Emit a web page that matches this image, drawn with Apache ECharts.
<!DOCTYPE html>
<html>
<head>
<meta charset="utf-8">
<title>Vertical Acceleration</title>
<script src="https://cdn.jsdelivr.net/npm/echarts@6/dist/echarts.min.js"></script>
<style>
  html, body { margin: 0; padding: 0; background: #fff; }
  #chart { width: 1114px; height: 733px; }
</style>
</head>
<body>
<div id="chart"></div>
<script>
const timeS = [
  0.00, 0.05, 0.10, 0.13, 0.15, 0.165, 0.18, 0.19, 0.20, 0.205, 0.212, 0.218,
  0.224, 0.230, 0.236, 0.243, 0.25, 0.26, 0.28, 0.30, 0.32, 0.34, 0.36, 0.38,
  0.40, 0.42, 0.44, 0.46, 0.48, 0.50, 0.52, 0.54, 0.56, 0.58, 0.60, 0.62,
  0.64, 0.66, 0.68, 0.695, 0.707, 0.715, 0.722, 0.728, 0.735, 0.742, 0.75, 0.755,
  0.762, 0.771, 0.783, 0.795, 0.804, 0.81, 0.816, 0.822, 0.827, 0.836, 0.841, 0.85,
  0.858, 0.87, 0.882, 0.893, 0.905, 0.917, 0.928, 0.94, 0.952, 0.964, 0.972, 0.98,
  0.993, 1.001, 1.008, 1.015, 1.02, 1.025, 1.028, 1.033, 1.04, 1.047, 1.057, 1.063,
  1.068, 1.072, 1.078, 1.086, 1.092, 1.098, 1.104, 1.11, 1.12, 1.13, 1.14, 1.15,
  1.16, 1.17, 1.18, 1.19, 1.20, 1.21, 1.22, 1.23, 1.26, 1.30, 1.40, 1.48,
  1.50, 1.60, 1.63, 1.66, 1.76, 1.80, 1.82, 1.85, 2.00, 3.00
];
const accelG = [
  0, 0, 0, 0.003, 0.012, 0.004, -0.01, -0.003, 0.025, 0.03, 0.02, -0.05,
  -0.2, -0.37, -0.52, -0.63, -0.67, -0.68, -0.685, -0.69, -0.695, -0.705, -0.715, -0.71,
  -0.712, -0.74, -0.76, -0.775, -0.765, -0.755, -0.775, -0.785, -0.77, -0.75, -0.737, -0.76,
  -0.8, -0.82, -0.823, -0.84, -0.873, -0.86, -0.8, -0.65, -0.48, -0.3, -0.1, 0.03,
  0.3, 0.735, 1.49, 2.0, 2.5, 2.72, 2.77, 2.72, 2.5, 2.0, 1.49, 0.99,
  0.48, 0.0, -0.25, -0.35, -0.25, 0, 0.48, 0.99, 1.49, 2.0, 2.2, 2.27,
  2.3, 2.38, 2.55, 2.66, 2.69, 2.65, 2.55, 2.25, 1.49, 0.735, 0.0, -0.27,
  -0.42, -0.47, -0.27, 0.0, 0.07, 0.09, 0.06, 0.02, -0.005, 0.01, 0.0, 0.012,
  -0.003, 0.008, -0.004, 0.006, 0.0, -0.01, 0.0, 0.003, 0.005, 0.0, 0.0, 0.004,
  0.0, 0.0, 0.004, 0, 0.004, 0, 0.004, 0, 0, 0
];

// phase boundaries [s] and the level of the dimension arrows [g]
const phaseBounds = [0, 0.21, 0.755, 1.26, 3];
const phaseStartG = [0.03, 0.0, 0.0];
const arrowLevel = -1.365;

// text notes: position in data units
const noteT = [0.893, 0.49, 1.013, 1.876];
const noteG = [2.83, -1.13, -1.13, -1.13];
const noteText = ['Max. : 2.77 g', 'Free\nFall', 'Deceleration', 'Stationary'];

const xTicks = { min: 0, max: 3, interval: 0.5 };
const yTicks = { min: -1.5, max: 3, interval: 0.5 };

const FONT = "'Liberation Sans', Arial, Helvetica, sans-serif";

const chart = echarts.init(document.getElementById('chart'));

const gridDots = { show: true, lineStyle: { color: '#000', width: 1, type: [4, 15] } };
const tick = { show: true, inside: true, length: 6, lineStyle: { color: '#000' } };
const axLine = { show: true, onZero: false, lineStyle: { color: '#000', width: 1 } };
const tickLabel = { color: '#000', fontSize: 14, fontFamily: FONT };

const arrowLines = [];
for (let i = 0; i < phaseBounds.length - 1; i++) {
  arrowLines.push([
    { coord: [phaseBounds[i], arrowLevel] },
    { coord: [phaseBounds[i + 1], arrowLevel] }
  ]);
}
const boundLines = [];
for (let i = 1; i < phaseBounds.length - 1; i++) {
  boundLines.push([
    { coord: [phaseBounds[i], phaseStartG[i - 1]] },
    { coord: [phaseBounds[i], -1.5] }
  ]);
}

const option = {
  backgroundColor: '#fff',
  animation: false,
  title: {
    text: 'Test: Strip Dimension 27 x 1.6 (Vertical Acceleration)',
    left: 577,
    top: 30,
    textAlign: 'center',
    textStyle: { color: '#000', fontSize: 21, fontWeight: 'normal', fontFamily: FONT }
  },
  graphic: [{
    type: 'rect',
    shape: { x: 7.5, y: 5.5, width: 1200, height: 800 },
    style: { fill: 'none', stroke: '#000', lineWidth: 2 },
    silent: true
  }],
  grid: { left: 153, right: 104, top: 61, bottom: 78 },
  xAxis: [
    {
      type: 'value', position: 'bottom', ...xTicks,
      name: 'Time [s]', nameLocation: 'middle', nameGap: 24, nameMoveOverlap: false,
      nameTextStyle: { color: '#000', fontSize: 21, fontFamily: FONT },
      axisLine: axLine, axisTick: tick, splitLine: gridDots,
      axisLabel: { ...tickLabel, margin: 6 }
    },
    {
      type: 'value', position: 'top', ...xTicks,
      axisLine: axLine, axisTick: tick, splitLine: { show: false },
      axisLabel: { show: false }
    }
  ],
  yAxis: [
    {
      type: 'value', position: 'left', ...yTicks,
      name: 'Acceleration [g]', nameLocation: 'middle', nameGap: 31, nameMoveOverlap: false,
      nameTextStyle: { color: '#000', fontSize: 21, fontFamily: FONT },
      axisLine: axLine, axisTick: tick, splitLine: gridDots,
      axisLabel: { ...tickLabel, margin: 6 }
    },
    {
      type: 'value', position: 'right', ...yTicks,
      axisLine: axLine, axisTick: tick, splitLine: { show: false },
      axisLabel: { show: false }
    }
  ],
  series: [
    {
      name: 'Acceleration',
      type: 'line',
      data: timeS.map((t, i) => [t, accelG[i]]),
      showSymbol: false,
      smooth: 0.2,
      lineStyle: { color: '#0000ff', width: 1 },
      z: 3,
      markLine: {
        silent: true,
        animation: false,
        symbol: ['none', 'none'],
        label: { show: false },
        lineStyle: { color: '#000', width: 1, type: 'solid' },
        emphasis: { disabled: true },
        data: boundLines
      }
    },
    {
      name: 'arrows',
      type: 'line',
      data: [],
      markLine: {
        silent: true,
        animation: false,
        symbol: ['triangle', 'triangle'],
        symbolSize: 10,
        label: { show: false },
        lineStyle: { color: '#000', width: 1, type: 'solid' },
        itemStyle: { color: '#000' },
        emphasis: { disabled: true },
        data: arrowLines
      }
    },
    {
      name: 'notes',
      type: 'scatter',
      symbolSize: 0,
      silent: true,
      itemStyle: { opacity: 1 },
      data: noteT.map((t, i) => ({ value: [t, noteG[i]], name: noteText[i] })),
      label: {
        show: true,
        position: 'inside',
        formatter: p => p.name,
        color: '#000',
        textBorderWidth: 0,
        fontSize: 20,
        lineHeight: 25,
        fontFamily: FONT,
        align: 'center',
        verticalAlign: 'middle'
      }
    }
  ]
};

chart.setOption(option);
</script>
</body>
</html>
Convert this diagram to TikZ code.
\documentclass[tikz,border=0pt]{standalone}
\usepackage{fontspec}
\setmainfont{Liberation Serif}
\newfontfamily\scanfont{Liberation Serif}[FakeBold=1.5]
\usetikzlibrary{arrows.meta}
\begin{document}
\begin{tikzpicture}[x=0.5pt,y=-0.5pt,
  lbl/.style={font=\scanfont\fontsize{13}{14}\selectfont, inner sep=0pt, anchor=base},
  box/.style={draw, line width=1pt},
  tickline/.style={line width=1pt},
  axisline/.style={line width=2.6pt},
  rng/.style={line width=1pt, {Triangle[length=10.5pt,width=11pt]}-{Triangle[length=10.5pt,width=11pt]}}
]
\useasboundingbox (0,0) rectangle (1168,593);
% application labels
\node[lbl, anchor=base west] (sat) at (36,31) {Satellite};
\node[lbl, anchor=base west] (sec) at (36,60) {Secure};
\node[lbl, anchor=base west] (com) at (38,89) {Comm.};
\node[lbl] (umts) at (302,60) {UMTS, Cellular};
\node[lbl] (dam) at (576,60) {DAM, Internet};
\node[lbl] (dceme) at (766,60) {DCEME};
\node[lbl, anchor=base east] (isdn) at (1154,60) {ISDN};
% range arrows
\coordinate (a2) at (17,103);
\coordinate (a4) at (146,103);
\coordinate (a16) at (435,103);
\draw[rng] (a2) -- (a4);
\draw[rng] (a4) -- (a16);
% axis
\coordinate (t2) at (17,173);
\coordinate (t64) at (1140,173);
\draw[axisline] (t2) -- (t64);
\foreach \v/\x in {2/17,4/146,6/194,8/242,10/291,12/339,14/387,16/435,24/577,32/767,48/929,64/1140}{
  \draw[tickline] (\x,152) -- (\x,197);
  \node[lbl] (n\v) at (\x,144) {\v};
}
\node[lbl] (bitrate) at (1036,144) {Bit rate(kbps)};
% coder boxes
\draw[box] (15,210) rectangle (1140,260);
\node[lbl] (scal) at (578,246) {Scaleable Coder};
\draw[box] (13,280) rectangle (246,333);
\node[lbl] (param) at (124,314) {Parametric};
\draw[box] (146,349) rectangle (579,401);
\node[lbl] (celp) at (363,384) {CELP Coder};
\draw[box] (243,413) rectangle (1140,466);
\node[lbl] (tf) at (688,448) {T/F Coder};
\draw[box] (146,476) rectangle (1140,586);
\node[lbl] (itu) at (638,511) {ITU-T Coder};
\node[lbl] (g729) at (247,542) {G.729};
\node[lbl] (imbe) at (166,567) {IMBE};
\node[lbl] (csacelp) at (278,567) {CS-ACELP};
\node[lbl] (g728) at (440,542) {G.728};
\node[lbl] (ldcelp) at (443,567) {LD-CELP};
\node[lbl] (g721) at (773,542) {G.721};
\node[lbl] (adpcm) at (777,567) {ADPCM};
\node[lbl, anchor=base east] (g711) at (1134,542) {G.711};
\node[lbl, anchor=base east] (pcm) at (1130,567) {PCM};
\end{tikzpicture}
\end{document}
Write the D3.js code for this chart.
- - - -
## Exercise directions
Your task is to pick out every line with the string "this" and copy it.

## Task answer
Emit a web page that matches this image, drawn with Apache ECharts.
Convert this diagram to TikZ code.
Write the D3.js code for this chart.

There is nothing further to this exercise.